§ **EXERCISE PROMPT**:
Look through the material below and copy exactly the lines from the line with "Convert this diagram to TikZ code." to the line with "(zDbot) at (311,594);", those two lines included.

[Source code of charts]

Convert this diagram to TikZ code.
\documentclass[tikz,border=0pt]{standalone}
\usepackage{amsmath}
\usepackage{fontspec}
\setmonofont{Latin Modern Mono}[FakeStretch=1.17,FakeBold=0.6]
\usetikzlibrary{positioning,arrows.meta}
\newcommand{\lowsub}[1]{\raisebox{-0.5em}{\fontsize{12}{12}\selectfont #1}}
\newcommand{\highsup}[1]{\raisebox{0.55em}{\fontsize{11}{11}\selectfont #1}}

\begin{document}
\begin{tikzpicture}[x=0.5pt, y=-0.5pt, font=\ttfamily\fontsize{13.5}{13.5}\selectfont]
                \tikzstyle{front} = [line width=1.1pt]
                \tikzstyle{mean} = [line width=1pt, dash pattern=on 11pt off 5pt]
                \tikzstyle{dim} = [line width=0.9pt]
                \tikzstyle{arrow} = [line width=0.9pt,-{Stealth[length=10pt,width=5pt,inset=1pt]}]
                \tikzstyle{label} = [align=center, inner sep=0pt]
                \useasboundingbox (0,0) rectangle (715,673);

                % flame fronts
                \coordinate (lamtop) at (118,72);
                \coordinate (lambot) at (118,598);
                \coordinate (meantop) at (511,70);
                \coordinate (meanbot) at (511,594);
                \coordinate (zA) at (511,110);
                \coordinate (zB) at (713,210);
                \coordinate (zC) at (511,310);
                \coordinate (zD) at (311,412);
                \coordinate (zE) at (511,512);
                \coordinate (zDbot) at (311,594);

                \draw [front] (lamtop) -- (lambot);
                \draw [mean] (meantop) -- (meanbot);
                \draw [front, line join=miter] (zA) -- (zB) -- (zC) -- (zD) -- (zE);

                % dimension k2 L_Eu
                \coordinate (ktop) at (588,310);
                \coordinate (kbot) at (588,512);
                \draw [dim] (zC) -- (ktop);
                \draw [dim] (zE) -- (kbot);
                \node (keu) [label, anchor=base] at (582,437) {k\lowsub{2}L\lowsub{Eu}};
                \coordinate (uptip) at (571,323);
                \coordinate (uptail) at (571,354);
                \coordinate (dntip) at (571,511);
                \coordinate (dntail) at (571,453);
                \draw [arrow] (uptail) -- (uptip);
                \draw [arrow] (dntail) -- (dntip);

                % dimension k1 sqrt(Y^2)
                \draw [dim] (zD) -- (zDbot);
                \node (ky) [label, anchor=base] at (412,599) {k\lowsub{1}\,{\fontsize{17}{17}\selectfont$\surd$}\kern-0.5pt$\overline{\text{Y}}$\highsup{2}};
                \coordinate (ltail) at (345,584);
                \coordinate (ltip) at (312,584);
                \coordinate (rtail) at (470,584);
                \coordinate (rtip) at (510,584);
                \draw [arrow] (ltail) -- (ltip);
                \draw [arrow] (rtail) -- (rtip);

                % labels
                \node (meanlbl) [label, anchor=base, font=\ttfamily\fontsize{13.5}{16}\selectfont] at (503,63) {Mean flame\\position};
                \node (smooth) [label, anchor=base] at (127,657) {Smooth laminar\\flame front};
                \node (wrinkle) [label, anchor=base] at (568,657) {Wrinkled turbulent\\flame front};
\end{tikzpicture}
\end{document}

* * *

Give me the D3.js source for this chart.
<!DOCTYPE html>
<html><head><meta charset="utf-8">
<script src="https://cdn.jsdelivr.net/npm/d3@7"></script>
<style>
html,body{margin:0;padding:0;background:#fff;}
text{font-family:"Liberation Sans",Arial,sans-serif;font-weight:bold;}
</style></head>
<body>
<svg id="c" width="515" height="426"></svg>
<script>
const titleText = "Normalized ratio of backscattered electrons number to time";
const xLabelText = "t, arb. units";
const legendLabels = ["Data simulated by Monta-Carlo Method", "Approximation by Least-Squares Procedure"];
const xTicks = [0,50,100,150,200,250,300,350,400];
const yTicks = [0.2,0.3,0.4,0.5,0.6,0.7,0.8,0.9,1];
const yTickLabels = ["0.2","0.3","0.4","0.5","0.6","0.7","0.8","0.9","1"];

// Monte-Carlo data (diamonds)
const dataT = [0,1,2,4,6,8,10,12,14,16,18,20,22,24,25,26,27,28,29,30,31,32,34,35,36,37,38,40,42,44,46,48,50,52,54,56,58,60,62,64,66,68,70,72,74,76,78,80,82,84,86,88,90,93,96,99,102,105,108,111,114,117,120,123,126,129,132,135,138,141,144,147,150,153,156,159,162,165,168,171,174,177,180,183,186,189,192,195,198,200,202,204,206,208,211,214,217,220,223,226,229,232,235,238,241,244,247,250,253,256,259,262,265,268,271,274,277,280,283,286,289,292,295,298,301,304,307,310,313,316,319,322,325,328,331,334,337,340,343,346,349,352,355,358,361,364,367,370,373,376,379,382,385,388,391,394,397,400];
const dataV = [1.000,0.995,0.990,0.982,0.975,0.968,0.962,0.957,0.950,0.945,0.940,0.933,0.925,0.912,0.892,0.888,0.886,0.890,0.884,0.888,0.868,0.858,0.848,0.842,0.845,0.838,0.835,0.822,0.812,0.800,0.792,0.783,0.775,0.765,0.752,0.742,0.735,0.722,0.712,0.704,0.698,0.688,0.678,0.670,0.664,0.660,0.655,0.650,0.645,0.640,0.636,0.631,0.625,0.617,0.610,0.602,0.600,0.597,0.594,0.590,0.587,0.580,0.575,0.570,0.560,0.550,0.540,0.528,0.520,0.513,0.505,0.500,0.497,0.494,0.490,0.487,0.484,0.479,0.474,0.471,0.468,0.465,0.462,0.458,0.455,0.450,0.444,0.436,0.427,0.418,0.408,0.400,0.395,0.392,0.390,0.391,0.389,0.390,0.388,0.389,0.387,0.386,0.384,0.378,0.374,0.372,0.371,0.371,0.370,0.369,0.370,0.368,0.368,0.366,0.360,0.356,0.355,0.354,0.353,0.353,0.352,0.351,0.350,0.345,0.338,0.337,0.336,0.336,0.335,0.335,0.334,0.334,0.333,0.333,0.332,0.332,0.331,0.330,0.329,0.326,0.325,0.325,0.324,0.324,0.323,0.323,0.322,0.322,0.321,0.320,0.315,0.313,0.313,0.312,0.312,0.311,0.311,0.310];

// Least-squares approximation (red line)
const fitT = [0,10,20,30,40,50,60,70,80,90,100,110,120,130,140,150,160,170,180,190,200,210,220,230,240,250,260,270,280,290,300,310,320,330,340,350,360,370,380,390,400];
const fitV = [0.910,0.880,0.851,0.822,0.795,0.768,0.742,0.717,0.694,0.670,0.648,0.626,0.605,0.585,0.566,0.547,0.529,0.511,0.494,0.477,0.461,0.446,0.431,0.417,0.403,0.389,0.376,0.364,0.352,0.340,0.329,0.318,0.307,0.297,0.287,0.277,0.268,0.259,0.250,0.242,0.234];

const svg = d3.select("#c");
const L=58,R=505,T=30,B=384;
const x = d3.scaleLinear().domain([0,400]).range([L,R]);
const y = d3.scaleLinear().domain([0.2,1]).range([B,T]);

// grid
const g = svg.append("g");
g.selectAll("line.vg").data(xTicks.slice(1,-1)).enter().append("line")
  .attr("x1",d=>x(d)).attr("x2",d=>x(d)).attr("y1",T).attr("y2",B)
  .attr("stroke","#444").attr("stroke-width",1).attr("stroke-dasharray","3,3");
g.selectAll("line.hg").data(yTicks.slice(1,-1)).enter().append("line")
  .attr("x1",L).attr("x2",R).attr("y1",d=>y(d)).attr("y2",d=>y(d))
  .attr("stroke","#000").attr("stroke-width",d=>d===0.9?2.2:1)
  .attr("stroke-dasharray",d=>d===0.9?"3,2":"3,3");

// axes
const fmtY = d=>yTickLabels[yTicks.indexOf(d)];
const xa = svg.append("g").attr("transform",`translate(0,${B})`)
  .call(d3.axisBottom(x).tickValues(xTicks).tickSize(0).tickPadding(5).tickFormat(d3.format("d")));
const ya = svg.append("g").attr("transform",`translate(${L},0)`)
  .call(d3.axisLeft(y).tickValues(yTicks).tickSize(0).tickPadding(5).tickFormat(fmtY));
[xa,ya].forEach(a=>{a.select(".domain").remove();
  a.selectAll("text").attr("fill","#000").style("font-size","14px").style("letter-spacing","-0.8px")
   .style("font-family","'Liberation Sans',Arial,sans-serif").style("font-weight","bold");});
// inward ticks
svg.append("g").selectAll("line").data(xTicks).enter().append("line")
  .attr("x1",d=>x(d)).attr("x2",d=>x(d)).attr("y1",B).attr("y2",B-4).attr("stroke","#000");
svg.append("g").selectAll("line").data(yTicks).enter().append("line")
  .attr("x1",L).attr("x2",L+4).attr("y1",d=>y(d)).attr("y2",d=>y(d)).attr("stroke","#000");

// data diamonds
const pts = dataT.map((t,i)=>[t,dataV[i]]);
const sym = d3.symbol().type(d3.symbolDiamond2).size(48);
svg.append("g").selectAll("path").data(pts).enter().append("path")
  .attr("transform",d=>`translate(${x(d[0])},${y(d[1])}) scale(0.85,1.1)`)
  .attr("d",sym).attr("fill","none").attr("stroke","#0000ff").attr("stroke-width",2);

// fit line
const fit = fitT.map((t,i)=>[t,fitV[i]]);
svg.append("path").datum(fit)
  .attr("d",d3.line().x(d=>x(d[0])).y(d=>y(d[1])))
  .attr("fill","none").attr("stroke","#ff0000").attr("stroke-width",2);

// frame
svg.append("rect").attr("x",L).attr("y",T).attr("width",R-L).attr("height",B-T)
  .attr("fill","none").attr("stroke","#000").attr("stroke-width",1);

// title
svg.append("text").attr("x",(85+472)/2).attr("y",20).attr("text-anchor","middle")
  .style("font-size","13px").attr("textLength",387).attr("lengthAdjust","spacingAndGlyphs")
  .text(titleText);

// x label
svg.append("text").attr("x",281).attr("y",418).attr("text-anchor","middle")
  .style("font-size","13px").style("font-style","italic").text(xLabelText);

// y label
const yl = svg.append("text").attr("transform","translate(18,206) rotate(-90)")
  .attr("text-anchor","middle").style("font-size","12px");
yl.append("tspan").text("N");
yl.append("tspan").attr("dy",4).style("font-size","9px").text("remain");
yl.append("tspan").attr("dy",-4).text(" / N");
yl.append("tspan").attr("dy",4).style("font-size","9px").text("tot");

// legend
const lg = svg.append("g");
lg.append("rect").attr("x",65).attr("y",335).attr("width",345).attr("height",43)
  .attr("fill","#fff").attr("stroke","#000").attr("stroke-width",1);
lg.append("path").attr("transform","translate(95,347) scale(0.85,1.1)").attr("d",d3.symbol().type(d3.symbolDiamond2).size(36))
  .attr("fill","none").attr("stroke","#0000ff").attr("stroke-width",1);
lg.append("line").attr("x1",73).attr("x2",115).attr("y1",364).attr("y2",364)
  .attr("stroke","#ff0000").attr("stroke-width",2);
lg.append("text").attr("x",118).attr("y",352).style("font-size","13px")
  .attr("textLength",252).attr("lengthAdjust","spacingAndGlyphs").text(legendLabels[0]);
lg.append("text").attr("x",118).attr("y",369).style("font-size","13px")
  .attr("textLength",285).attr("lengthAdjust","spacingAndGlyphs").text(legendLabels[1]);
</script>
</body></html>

--

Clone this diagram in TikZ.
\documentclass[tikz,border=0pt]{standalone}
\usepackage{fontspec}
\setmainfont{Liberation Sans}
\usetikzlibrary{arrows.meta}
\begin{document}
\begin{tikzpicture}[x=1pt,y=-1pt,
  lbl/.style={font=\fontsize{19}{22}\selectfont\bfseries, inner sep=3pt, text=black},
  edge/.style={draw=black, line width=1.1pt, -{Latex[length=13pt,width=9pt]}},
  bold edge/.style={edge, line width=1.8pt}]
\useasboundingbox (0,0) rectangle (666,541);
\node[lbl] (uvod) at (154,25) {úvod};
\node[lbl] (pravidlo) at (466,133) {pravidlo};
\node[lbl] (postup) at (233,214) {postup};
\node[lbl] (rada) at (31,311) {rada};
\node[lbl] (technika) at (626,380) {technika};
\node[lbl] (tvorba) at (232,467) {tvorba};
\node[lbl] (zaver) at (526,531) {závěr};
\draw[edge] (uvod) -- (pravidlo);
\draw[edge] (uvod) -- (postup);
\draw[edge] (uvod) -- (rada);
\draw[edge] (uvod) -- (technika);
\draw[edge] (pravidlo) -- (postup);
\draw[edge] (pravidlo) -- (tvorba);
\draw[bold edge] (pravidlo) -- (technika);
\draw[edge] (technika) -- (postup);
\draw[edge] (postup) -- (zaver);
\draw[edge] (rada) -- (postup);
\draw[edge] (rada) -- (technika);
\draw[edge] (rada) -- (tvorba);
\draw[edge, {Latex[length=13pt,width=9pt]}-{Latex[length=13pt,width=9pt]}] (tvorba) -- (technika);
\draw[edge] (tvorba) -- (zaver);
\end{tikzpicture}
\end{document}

§ **EXPECTED ANSWER**:
Convert this diagram to TikZ code.
\documentclass[tikz,border=0pt]{standalone}
\usepackage{amsmath}
\usepackage{fontspec}
\setmonofont{Latin Modern Mono}[FakeStretch=1.17,FakeBold=0.6]
\usetikzlibrary{positioning,arrows.meta}
\newcommand{\lowsub}[1]{\raisebox{-0.5em}{\fontsize{12}{12}\selectfont #1}}
\newcommand{\highsup}[1]{\raisebox{0.55em}{\fontsize{11}{11}\selectfont #1}}

\begin{document}
\begin{tikzpicture}[x=0.5pt, y=-0.5pt, font=\ttfamily\fontsize{13.5}{13.5}\selectfont]
                \tikzstyle{front} = [line width=1.1pt]
                \tikzstyle{mean} = [line width=1pt, dash pattern=on 11pt off 5pt]
                \tikzstyle{dim} = [line width=0.9pt]
                \tikzstyle{arrow} = [line width=0.9pt,-{Stealth[length=10pt,width=5pt,inset=1pt]}]
                \tikzstyle{label} = [align=center, inner sep=0pt]
                \useasboundingbox (0,0) rectangle (715,673);

                % flame fronts
                \coordinate (lamtop) at (118,72);
                \coordinate (lambot) at (118,598);
                \coordinate (meantop) at (511,70);
                \coordinate (meanbot) at (511,594);
                \coordinate (zA) at (511,110);
                \coordinate (zB) at (713,210);
                \coordinate (zC) at (511,310);
                \coordinate (zD) at (311,412);
                \coordinate (zE) at (511,512);
                \coordinate (zDbot) at (311,594);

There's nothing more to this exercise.